Intervention de Pierre Léautey

Séance en hémicycle du 15 mai 2014 à 15h00
Économie sociale et solidaire — Après l'article 44

Photo issue du site de l'Assemblée nationale ou de WikipediaPierre Léautey, rapporteur pour avis de la commission des affaires culturelles et de l’éducation :

Je vais être un peu plus long dans la présentation de cet amendement qui concerne la prémajorité. En effet, la commission des affaires culturelles a adopté deux amendements qui réforment le droit de la prémajorité associative, c’est-à-dire le droit pour les mineurs de participer à la vie associative.

Ayant pris bonne note des remarques formulées par certains de mes collègues lors des débats, j’ai souhaité travailler avec le rapporteur Yves Blein à une nouvelle version de ces amendements. Je retirerai donc l’amendement de la commission des affaires culturelles no 143, et je ferai de même pour l’amendement n° 144 , au profit de l’amendement n° 456 que j’ai cosigné avec Yves Blein et qui a été approuvé par la commission des affaires économiques.

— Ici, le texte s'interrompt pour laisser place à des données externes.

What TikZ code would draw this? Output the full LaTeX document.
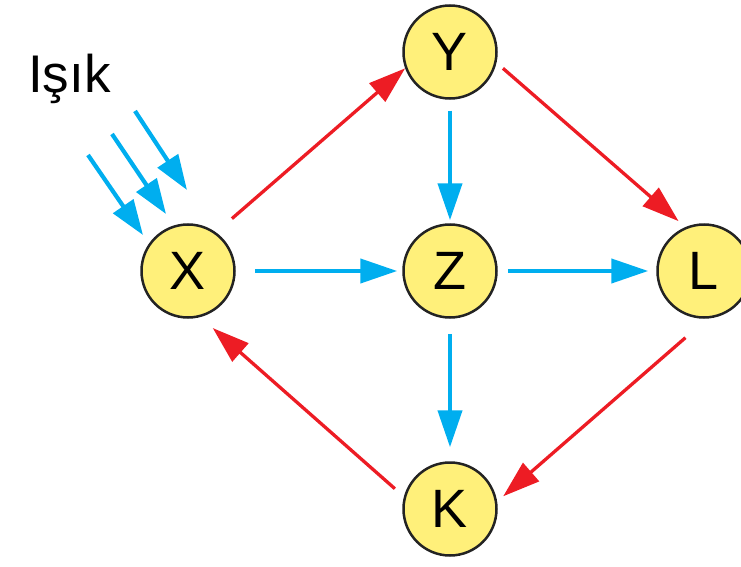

Ces amendements visent un même but : revenir sur ce qu’a fait le législateur en 2011 pour mieux retrouver l’esprit de la loi de 1901 qui, somme toute, a bien fonctionné pendant 110 ans.

Entre 1901 et 2011, dans le silence de la loi, la jurisprudence avait reconnu aux mineurs, en 1965, le droit d’adhérer seul à une association. Dans l’amendement nous intégrons donc cette jurisprudence.

Par ailleurs, avant 2011, il était admis par la jurisprudence que les mineurs pouvaient accéder seuls à certaines responsabilités associatives dès lors que cela n’entraînait pour eux aucune conséquence financière notable. Toutefois, dans le silence de la loi, certaines préfectures qui ne l’entendaient pas ainsi avaient refusé l’enregistrement des déclarations.

L’objet de la loi de 2011 en son article 2 bis était de mettre fin à ces refus injustifiés : une très bonne intention dont les conséquences se sont révélées néfastes car les dispositions ont constitué un frein à la prise de responsabilité des mineurs.

En effet, la rédaction retenue ne nous apparaît pas satisfaisante : en fixant un âge à partir duquel les mineurs peuvent créer et gérer une association, le législateur a privé les mineurs de moins de seize ans du droit de créer une association. De surcroît, pour les plus de seize ans, il a introduit une autorisation écrite préalable des parents, laquelle, dans les faits, limite considérablement l’accès des jeunes aux responsabilités associatives.

Il a aussi fragilisé le Réseau national des juniors associations, créé en 1998 et dont l’action peut désormais apparaître comme un détournement de loi puisqu’il confie des responsabilités associatives à des mineurs de moins de seize ans.

Cet amendement nous semble donc nécessaire parce que, d’une part, il intègre à la loi la jurisprudence relative à l’adhésion des mineurs et, d’autre part, il va permettre à des mineurs doués de discernement de créer et de gérer une association. Le juge retient d’ailleurs ce critère du discernement : les actes effectués par des mineurs ne sont pas systématiquement frappés de nullité et sont parfois jugés tout à fait valables.

Toutefois, j’ai bien pris en compte les remarques justifiées de nos collègues, notamment de Mme Nachury qui ne sera pas là pour défendre l’amendement qu’elle avait déposé pour revenir sur cette limite des seize ans.

J’ai donc modifié mon amendement en posant trois verrous : les mineurs ne pourront en aucun cas réaliser des actes de disposition ; ils devront se limiter à des actes d’administration qui peuvent être assimilés à des actes de la vie courante pour le compte de l’association ; les parents seront nécessairement informés de l’accès officiel du mineur à des responsabilités associatives et ils pourront s’y opposer.

Il me semble que ce dispositif est relativement équilibré et qu’il permet d’inciter les jeunes à s’insérer dans les associations.

Le législateur doit veiller à ne pas trop restreindre la capacité des mineurs à agir dans le cadre associatif alors que ces mêmes jeunes peuvent effectuer seuls de très nombreux actes de la vie courante qui engagent bien davantage leurs parents.

L’objectif est donc de laisser les jeunes de moins de seize ans créer des associations. Bien souvent, ce sont des associations de lecture, des associations de loisirs, des associations de défense des animaux, des associations sportives, que sais-je encore. Elles sont une véritable école de citoyenneté, que nous devons encourager. On le sait aussi : plus tôt les jeunes s’investissent et prennent des responsabilités dans la vie associative, plus ils en prendront à l’âge adulte et plus ils participeront activement à la vie civique.